Si l’on en revient à la déclaration du ministre Mujahid, selon qui « la Ligne Durand reste une question non résolue », on comprend alors que les deux États sont entrés dans une relation schizophrénique. Les talibans n’ont probablement pas renoncé aux « territoires usurpés », et le TTP / Al-Qaïda serait donc instrumentalisé à dessein. Ajoutons que c’est aussi Sirajuddin Haqqani qui sert d’intermédiaire pour négocier une paix entre TTP et Pakistan. Mais ce sont les généraux pakistanais qui se déplacent à Kaboul pour rencontrer la partie afghane, ce qui est ressenti comme une humiliation, alors qu’ils avaient été les mentors des talibans pendant trente ans ! Pis, le TTP exige que les districts de la frontière qui, après un vote majoritaire du parlement, avaient fusionné en 2018 avec la province Khyber Pakhtunkhwa, retrouvent leur ancien statut où seul compte le droit coutumier (pachtounwali) et dont le TTP assurerait alors l’administration. Refus évidemment. Alors, le chef du TTP, Noor Wali Mehsud, rompt en décembre 2022 le cessez-le-feu, ordonne à ses djihadistes d’intensifier partout le combat contre les forces de sécurité du Pakistan et reprend son antienne : les frères talibans afghans ont réussi à vaincre la plus grande puissance du monde, les talibans pakistanais ont maintenant pour but de faire tomber le régime impie du Pakistan et de le remplacer par un émirat islamique ! Les attaques reprennent de plus belle en 2023. L’envoyé spécial du Pakistan à Kaboul, Arif Durrani, parle de cauchemar et ne voit pas d’issue… En représailles, le gouvernement pakistanais décide en octobre de renvoyer chez eux, par la force et à partir du 2 novembre, tous les réfugiés afghans en commençant par ceux (1,7 million) qui n’ont pas de papiers. Une déportation massive. Au 15 novembre, le Frontier Post publie le chiffre de 327 000 personnes déjà expulsées.

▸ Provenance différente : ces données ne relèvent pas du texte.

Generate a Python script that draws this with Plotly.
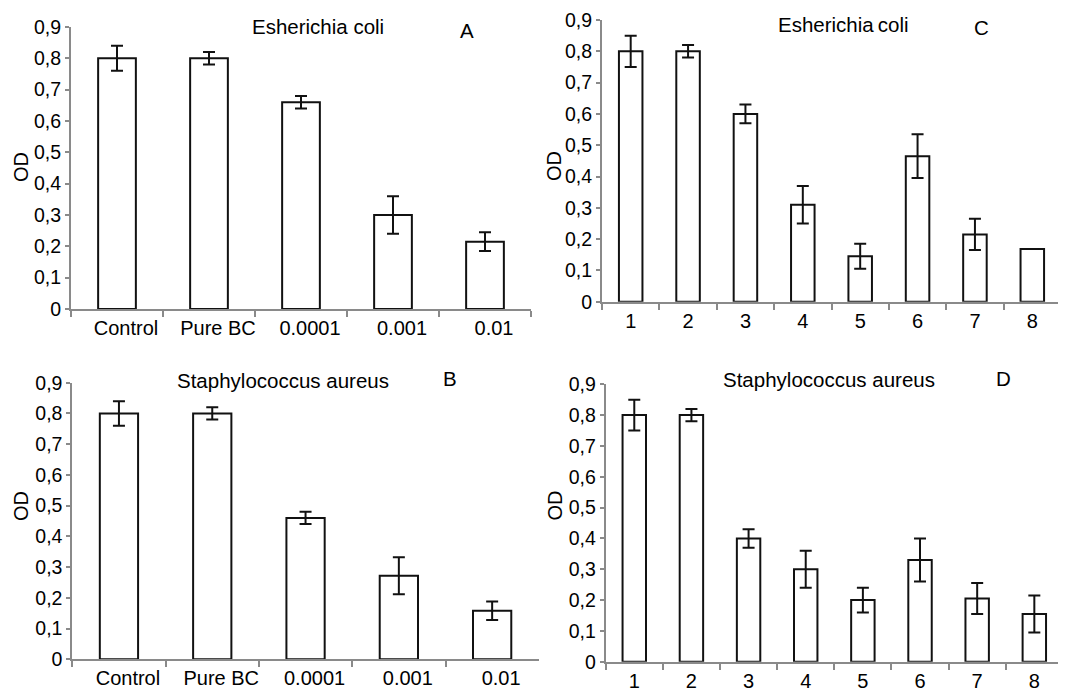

Tous ces rebondissements du conflit afghan déstabilisent profondément le Pakistan déjà fragilisé par une économie vacillante sur fond d’inondations désastreuses en 2022 et 2023, qui ont fait chuter de 60 % la production de coton et ruiné une partie de l’industrie textile, fleuron de l’économie. La dette extérieure s’élève à 125 milliards de dollars. En juin, le Pakistan est presque en défaut de paiement et le FMI ne débloque que 3 milliards de dollars sur la tranche de 6,5 milliards qui avait été conclue en 2019. Et la crise politique s’ajoute au marasme financier. Le Premier ministre Imran Khan, élu en 2018, avait pris le risque de défier l’armée en contestant le choix du général Nadeem Ahmed Anjum au poste de chef de l’ISI, alors que commençaient justement les tractations avec le TTP et l’EIA. Le 10 avril suivant, il est déposé par une motion de censure, le 3 novembre il est blessé par balles au milieu d’une manifestation populaire de soutien, puis il est finalement arrêté le 7 mai 2023, accablé de charges pour corruption. Imran Khan reste populaire chez les jeunes et les classes moyennes qui sont descendus dans la rue en grand nombre et de très nombreuses fois, d’autant que le gouvernement qui lui succède est un attelage étonnant de la Muslim League de Nawaz Sharif et du PPP des Bhutto, qui ont été des grands rivaux pendant un demi-siècle, plus un parti islamiste, le Jamaat-i-Ulema-i-Islam. Cette coalition démissionne le 8 août 2023, le gouvernement intérimaire est dirigé par un proche de l’armée, Anwarul Hak Kakar, et les prochaines élections, qui auraient dû se tenir en novembre, sont reportées à février 2024.